§ **Records for the task**
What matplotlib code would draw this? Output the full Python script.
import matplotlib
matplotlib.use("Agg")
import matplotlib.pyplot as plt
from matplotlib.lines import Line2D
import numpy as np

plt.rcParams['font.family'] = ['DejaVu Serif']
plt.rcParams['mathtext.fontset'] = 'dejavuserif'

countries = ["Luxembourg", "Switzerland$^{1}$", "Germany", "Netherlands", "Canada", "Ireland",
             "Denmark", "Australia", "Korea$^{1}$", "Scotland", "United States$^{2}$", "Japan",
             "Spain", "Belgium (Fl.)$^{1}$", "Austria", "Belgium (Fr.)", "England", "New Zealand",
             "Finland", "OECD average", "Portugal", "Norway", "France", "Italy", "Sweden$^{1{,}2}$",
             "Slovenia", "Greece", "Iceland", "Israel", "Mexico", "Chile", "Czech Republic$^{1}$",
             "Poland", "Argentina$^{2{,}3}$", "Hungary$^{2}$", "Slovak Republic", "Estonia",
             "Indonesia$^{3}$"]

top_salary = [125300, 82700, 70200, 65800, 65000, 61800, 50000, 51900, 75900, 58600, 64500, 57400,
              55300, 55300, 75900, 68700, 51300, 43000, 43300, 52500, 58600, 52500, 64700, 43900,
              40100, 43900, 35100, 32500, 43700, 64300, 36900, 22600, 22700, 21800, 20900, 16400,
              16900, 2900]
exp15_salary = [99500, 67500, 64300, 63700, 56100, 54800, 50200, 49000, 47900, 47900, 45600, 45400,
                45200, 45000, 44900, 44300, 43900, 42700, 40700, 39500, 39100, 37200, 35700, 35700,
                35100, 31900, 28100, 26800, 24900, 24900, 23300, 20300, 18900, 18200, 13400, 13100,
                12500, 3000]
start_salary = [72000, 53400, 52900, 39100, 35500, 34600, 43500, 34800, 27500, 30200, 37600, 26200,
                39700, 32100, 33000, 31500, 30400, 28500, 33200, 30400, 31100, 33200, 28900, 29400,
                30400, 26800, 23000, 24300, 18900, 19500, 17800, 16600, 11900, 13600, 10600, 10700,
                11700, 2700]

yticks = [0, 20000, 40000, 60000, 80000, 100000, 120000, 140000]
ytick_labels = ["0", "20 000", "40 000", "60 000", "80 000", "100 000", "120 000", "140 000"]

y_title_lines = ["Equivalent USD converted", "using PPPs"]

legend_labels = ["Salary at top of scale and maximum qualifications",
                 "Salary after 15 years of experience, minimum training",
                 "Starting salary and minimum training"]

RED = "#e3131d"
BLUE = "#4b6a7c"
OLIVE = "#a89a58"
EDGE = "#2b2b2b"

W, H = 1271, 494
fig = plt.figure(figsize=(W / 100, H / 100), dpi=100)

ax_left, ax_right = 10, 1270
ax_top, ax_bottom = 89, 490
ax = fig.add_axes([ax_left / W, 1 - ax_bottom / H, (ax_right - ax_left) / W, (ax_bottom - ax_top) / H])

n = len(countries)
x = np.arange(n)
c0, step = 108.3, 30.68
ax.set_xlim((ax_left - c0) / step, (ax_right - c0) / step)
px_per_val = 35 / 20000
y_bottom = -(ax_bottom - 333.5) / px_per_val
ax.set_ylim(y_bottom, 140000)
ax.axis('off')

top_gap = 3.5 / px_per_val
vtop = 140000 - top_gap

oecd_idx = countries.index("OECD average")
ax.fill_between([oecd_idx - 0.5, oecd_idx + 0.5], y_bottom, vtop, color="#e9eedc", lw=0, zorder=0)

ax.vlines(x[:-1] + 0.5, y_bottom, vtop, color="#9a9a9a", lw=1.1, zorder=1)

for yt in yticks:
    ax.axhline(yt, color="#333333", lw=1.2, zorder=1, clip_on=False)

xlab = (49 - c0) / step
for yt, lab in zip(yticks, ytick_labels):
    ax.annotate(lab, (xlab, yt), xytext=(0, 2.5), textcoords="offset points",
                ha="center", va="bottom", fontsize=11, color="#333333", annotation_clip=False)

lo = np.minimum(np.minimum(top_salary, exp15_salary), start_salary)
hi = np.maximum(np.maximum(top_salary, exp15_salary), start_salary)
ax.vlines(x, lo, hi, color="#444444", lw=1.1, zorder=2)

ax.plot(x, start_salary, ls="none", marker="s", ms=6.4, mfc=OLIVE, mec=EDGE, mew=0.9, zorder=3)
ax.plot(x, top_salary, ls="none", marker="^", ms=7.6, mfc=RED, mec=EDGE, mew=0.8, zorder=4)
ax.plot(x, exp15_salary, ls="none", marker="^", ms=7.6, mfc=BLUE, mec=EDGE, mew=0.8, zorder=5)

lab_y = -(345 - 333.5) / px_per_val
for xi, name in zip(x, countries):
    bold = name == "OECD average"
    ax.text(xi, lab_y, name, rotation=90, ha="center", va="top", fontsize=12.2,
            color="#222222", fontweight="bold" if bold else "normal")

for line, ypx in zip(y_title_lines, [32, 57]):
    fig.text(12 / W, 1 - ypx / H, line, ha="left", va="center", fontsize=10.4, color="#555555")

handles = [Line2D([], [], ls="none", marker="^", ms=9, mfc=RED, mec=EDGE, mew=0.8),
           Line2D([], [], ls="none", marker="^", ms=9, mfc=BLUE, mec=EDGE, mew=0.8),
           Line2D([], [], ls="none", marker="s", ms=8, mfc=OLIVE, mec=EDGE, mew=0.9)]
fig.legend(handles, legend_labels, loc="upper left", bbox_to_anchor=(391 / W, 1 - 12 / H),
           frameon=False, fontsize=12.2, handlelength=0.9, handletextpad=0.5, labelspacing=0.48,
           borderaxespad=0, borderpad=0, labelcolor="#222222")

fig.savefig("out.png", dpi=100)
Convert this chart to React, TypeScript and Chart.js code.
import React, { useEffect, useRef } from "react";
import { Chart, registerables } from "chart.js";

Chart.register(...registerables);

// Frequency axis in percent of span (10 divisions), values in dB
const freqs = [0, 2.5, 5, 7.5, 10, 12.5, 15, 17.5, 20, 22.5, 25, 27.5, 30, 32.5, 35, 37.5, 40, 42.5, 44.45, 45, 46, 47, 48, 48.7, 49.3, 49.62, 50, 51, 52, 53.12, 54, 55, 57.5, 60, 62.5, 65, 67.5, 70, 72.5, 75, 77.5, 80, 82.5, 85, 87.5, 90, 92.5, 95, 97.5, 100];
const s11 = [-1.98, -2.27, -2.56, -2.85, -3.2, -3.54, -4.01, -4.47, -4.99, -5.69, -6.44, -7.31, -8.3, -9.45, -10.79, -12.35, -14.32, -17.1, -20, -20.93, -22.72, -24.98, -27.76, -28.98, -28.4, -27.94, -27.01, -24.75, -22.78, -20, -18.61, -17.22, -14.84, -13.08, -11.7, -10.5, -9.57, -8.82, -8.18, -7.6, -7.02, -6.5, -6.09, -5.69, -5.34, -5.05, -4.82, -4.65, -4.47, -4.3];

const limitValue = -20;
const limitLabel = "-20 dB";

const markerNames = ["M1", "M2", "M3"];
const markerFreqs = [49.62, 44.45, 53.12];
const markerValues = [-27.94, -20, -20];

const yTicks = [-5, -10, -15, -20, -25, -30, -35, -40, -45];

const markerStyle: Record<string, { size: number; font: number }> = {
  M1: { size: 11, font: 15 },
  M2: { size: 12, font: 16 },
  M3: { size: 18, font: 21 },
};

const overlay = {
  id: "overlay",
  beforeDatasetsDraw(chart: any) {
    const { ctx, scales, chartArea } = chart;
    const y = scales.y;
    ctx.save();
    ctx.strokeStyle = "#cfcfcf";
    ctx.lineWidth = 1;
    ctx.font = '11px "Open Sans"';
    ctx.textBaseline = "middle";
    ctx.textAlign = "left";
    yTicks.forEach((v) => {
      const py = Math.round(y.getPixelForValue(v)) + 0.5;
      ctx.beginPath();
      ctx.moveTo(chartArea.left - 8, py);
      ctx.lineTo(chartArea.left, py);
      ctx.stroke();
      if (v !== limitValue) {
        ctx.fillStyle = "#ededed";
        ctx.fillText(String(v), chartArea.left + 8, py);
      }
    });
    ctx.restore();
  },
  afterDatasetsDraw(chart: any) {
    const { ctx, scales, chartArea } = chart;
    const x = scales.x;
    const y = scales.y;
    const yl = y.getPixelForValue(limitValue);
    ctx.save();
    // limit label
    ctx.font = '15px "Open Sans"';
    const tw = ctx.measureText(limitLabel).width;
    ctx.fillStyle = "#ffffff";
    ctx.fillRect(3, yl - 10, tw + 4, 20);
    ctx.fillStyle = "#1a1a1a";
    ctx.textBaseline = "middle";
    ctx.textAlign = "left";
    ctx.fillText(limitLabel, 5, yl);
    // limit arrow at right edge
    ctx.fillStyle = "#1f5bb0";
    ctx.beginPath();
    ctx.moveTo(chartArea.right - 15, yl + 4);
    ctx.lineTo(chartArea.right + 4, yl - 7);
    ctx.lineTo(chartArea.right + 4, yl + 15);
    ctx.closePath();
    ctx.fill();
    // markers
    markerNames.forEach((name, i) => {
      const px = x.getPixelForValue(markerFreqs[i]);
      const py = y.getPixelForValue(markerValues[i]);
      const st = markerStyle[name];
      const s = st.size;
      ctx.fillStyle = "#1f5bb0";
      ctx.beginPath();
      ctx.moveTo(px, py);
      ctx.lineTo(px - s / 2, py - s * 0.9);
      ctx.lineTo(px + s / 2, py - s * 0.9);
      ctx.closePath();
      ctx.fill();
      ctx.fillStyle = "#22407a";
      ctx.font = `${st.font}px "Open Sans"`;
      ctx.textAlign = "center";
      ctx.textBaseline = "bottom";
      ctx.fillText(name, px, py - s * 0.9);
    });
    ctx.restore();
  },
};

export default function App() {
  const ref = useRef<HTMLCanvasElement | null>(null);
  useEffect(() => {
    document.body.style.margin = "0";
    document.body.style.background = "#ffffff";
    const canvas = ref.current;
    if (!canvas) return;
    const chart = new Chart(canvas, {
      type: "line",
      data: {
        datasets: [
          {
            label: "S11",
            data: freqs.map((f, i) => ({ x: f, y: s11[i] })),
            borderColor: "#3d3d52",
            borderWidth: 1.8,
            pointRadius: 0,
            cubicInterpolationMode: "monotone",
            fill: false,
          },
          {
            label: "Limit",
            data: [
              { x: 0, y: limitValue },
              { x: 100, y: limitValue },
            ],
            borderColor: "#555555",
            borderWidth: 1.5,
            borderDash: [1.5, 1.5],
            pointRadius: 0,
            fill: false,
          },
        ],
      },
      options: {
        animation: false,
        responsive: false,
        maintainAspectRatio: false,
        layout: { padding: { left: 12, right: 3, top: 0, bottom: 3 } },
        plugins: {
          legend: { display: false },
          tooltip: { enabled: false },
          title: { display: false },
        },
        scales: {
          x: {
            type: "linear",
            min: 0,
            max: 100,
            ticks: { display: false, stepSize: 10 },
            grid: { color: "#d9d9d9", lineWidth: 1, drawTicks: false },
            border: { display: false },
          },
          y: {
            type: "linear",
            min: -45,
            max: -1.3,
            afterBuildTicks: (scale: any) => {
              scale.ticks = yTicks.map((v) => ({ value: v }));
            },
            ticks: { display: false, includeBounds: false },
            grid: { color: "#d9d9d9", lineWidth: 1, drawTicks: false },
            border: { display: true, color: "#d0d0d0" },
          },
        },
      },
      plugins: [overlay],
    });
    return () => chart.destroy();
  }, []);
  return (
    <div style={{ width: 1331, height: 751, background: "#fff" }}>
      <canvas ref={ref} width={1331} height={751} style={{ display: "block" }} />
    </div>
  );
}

§ **Work instructions**
Give the number of lines above that hold the word "code", and nothing more.

§ **Solved exercise**
2